What Karate Means To Me

Karate to me means many things and these have changed quite dramatically since I began practising the art at the tender age of seven. I used to be fascinated at the speed, and still am, of Bruce Lee. He was my hero and karate meant Bruce Lee and nunchuku's!

I have had a lot of ups and downs whilst studying karate, but I think the ups have outweighed the downs quite convincingly.

To me, karate-do and the things I learn can be broken down into three general categories : "Karate", "School" and "life in general". Karate means a lot to me in all of these areas, so karate in my opinion is not limited to the confines of the dojo.

When training time is upon me again, I think of a few general things like: what will I learn? and how hard will I train? It means sweating for hours on end and listening to my teacher explaining what we are to do. I always train very hard, but know when my Shihan visits us from Sydney to train, I am in for hours of training, learning and tough times. Over the past six months, I have felt myself getting stronger and stronger at karate. I am very happy for this because, now people stop telling me I am just a little weak kid. I also enjoy teaching others. I like seeing white belts become yellow belts and so on. I find it a challenge to teach juniors, some of what I have learnt and experienced over the past nine years.

I find that karate-do has helped me at my schoolwork. It is a lot easier to concentrate at your work after you have trained for a couple of hours, your concentration is at its peak. Listening, too is a lot easier after you learn to stand for three hours and listen to your Shihan. When my teacher starts talking, and it becomes boring, I try to imagine I am at karate training and I am listening to my instructor. I find that it is easier to listen and concentrate when I think of things like that.

Lately, there have been many fights at school. I could have easily been involved in some of them. When some boy tries to start a fight with me, I try to use my zanchin, my inner spirit to wear them down. I do this by looking into their eyes, and staring straight through them.
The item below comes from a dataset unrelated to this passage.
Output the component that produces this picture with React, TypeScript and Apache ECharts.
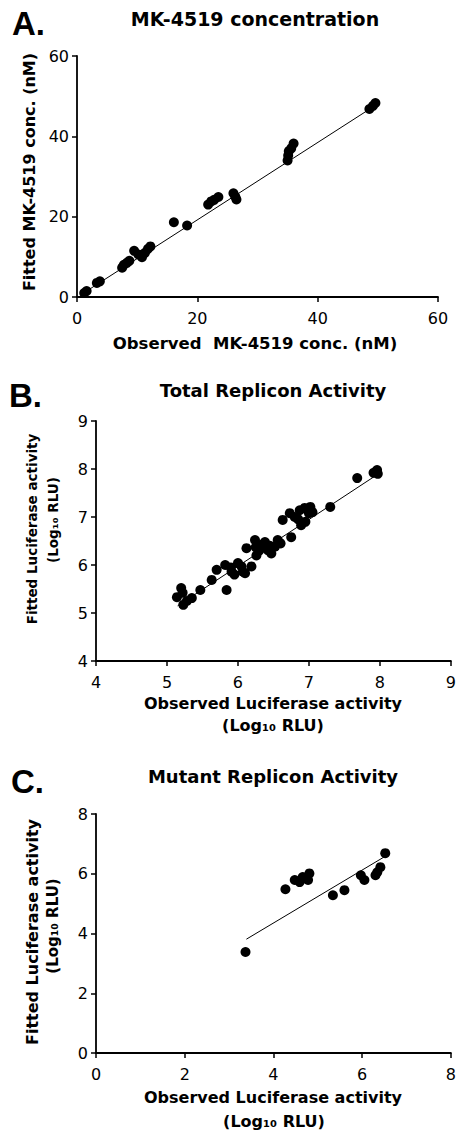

Usually, other boys cannot accept eye-contact and look away and back-down from the fight. When you know that you are not weak, and can stand up for yourself, you become a lot more confident during unwanted confrontations.

Karate-do too, can be a great asset in life in general. By studying karate, I find that I am able to stay a lot fitter than most people. When physical testing time comes around at school, I am always sure that I will pass the test with flying colours. My endurance in events like the Marathon run and cross-country running events is also A-1. I am able to control my breathing and this is a great asset when you know you have a lot of distance to cover. My flexibility, although it could be better, is very good compared with other people of my age. By doing karate and having dinner with my Shihan, I am beginning to understand that there is more to food and vitamins then a Big Mac! I know how important vegetables are to your system and what food is not good for you.

Karate-do means a lot to me, and has ever since the day I began. It means more than just going to class and kicking the air, it is a way of life.

By Lincoln McConnell-Brown, 26th March 1990

Lincoln McConnell-Brown began training at karatedo on 15th February, 1982, at age 7 years. He was graded to Shodan on 25th February, 1990, aged 16 years. He was graded to Nidan on 16th January, 1995, and to Sandan on 12th January, 1998 and Yondan on 13th January 2003. He was awarded Godan on 4th October 2014.